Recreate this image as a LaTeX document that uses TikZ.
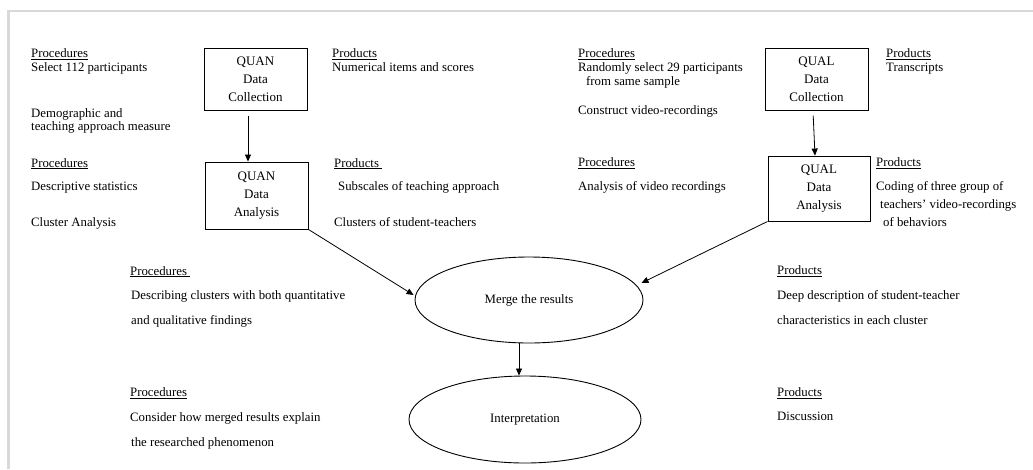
\documentclass[tikz,border=0pt]{standalone}
\usepackage{fontspec}
\setmainfont{Liberation Serif}
\usetikzlibrary{arrows.meta,shapes.geometric}
\begin{document}
\begin{tikzpicture}[x=1pt,y=-1pt,
  txt/.style={anchor=base west, inner sep=0pt, font=\fontsize{12.8}{14}\selectfont},
  box/.style={draw, line width=0.9pt, minimum width=103pt, inner sep=0pt, align=center},
  oval/.style={draw, ellipse, line width=0.9pt, inner sep=0pt, font=\fontsize{12.8}{14}\selectfont},
  conn/.style={line width=0.8pt, -{Triangle[length=7pt,width=6pt]}},
  frame/.style={draw=black!15, line width=2.5pt}]
\useasboundingbox (0,0) rectangle (1033,469);
\coordinate (f1) at (8.5,469);
\coordinate (f2) at (8.5,11);
\coordinate (f3) at (1033,11);
\draw[frame] (f1) -- (f2) -- (f3);

% QUAN side
\node[txt] (p1) at (31,57.5) {\underline{Procedures}};
\node[txt] (p1a) at (31,71.5) {Select 112 participants};
\node[txt] (p1b) at (31,117) {Demographic and};
\node[txt] (p1c) at (31,130.5) {teaching approach measure};
\node[box, minimum height=62.5pt, font=\fontsize{13}{18}\selectfont] (qn1) at (255.5,79.4) {QUAN\\Data\\Collection};
\node[txt] (r1) at (332,57.5) {\underline{Products}};
\node[txt] (r1a) at (332,71.5) {Numerical items and scores};

\node[txt] (p2) at (31,167) {\underline{Procedures}};
\node[txt] (p2a) at (31,190) {Descriptive statistics};
\node[txt] (p2b) at (31,226.5) {Cluster Analysis};
\node[box, minimum height=67pt, font=\fontsize{13}{18}\selectfont] (qn2) at (256.5,195.5) {QUAN\\Data\\Analysis};
\node[txt] (r2) at (334,167) {\underline{Products\ }};
\node[txt] (r2a) at (338,190) {Subscales of teaching approach};
\node[txt] (r2b) at (334,226.5) {Clusters of student-teachers};

% QUAL side
\node[txt] (p3) at (578,57.5) {\underline{Procedures}};
\node[txt] (p3a) at (578,71.5) {Randomly select 29 participants};
\node[txt] (p3b) at (586,85.5) {from same sample};
\node[txt] (p3c) at (578,114) {Construct video-recordings};
\node[box, minimum height=62.5pt, font=\fontsize{13}{18}\selectfont] (ql1) at (816.5,79.4) {QUAL\\Data\\Collection};
\node[txt] (r3) at (886,57.5) {\underline{Products}};
\node[txt] (r3a) at (886,71.5) {Transcripts};

\node[txt] (p4) at (578,166.5) {\underline{Procedures}};
\node[txt] (p4a) at (578,190) {Analysis of video recordings};
\node[box, minimum width=102pt, minimum height=65pt, font=\fontsize{13}{18}\selectfont] (ql2) at (819,188.5) {QUAL\\Data\\Analysis};
\node[txt] (r4) at (876,166.5) {\underline{Products}};
\node[txt] (r4a) at (876,190) {Coding of three group of};
\node[txt] (r4b) at (880,208) {teachers' video-recordings};
\node[txt] (r4c) at (883,226.5) {of behaviors};

% merge
\node[oval, minimum width=228pt, minimum height=86pt] (merge) at (529,300) {Merge the results};
\node[txt] (p5) at (130,275) {\underline{Procedures\ }};
\node[txt] (p5a) at (131,299.5) {Describing clusters with both quantitative};
\node[txt] (p5b) at (131,324.5) {and qualitative findings};
\node[txt] (r5) at (777,274.5) {\underline{Products}};
\node[txt] (r5a) at (777,299.5) {Deep description of student-teacher};
\node[txt] (r5b) at (777,324) {characteristics in each cluster};

% interpretation
\node[oval, minimum width=232pt, minimum height=87pt] (interp) at (525,419.5) {Interpretation};
\node[txt] (p6) at (130,396.5) {\underline{Procedures}};
\node[txt] (p6a) at (130,421) {Consider how merged results explain};
\node[txt] (p6b) at (131,446) {the researched phenomenon};
\node[txt] (r6) at (777,396.5) {\underline{Products}};
\node[txt] (r6a) at (777,420.5) {Discussion};

% connectors
\draw[conn, shorten <=4.5pt] ([xshift=-7.5pt]qn1.south) -- ([xshift=-8.5pt]qn2.north);
\draw[conn, shorten <=4.5pt] ([xshift=-3.5pt]ql1.south) -- ([xshift=-4pt]ql2.north);
\draw[conn] (qn2.south east) -- ([xshift=-1pt,yshift=5pt]merge.west);
\draw[conn] (ql2.south west) -- ([xshift=-2pt,yshift=17pt]merge.east);
\draw[conn] ([xshift=-10pt]merge.south) -- ([xshift=-6pt]interp.north);
\end{tikzpicture}
\end{document}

The problem - What is needed is an exact reproduction of the data, pictures excluded.

Written answer -
Recreate this image as a LaTeX document that uses TikZ.
\documentclass[tikz,border=0pt]{standalone}
\usepackage{fontspec}
\setmainfont{Liberation Serif}
\usetikzlibrary{arrows.meta,shapes.geometric}
\begin{document}
\begin{tikzpicture}[x=1pt,y=-1pt,
  txt/.style={anchor=base west, inner sep=0pt, font=\fontsize{12.8}{14}\selectfont},
  box/.style={draw, line width=0.9pt, minimum width=103pt, inner sep=0pt, align=center},
  oval/.style={draw, ellipse, line width=0.9pt, inner sep=0pt, font=\fontsize{12.8}{14}\selectfont},
  conn/.style={line width=0.8pt, -{Triangle[length=7pt,width=6pt]}},
  frame/.style={draw=black!15, line width=2.5pt}]
\useasboundingbox (0,0) rectangle (1033,469);
\coordinate (f1) at (8.5,469);
\coordinate (f2) at (8.5,11);
\coordinate (f3) at (1033,11);
\draw[frame] (f1) -- (f2) -- (f3);

% QUAN side
\node[txt] (p1) at (31,57.5) {\underline{Procedures}};
\node[txt] (p1a) at (31,71.5) {Select 112 participants};
\node[txt] (p1b) at (31,117) {Demographic and};
\node[txt] (p1c) at (31,130.5) {teaching approach measure};
\node[box, minimum height=62.5pt, font=\fontsize{13}{18}\selectfont] (qn1) at (255.5,79.4) {QUAN\\Data\\Collection};
\node[txt] (r1) at (332,57.5) {\underline{Products}};
\node[txt] (r1a) at (332,71.5) {Numerical items and scores};

\node[txt] (p2) at (31,167) {\underline{Procedures}};
\node[txt] (p2a) at (31,190) {Descriptive statistics};
\node[txt] (p2b) at (31,226.5) {Cluster Analysis};
\node[box, minimum height=67pt, font=\fontsize{13}{18}\selectfont] (qn2) at (256.5,195.5) {QUAN\\Data\\Analysis};
\node[txt] (r2) at (334,167) {\underline{Products\ }};
\node[txt] (r2a) at (338,190) {Subscales of teaching approach};
\node[txt] (r2b) at (334,226.5) {Clusters of student-teachers};

% QUAL side
\node[txt] (p3) at (578,57.5) {\underline{Procedures}};
\node[txt] (p3a) at (578,71.5) {Randomly select 29 participants};
\node[txt] (p3b) at (586,85.5) {from same sample};
\node[txt] (p3c) at (578,114) {Construct video-recordings};
\node[box, minimum height=62.5pt, font=\fontsize{13}{18}\selectfont] (ql1) at (816.5,79.4) {QUAL\\Data\\Collection};
\node[txt] (r3) at (886,57.5) {\underline{Products}};
\node[txt] (r3a) at (886,71.5) {Transcripts};

\node[txt] (p4) at (578,166.5) {\underline{Procedures}};
\node[txt] (p4a) at (578,190) {Analysis of video recordings};
\node[box, minimum width=102pt, minimum height=65pt, font=\fontsize{13}{18}\selectfont] (ql2) at (819,188.5) {QUAL\\Data\\Analysis};
\node[txt] (r4) at (876,166.5) {\underline{Products}};
\node[txt] (r4a) at (876,190) {Coding of three group of};
\node[txt] (r4b) at (880,208) {teachers' video-recordings};
\node[txt] (r4c) at (883,226.5) {of behaviors};

% merge
\node[oval, minimum width=228pt, minimum height=86pt] (merge) at (529,300) {Merge the results};
\node[txt] (p5) at (130,275) {\underline{Procedures\ }};
\node[txt] (p5a) at (131,299.5) {Describing clusters with both quantitative};
\node[txt] (p5b) at (131,324.5) {and qualitative findings};
\node[txt] (r5) at (777,274.5) {\underline{Products}};
\node[txt] (r5a) at (777,299.5) {Deep description of student-teacher};
\node[txt] (r5b) at (777,324) {characteristics in each cluster};

% interpretation
\node[oval, minimum width=232pt, minimum height=87pt] (interp) at (525,419.5) {Interpretation};
\node[txt] (p6) at (130,396.5) {\underline{Procedures}};
\node[txt] (p6a) at (130,421) {Consider how merged results explain};
\node[txt] (p6b) at (131,446) {the researched phenomenon};
\node[txt] (r6) at (777,396.5) {\underline{Products}};
\node[txt] (r6a) at (777,420.5) {Discussion};

% connectors
\draw[conn, shorten <=4.5pt] ([xshift=-7.5pt]qn1.south) -- ([xshift=-8.5pt]qn2.north);
\draw[conn, shorten <=4.5pt] ([xshift=-3.5pt]ql1.south) -- ([xshift=-4pt]ql2.north);
\draw[conn] (qn2.south east) -- ([xshift=-1pt,yshift=5pt]merge.west);
\draw[conn] (ql2.south west) -- ([xshift=-2pt,yshift=17pt]merge.east);
\draw[conn] ([xshift=-10pt]merge.south) -- ([xshift=-6pt]interp.north);
\end{tikzpicture}
\end{document}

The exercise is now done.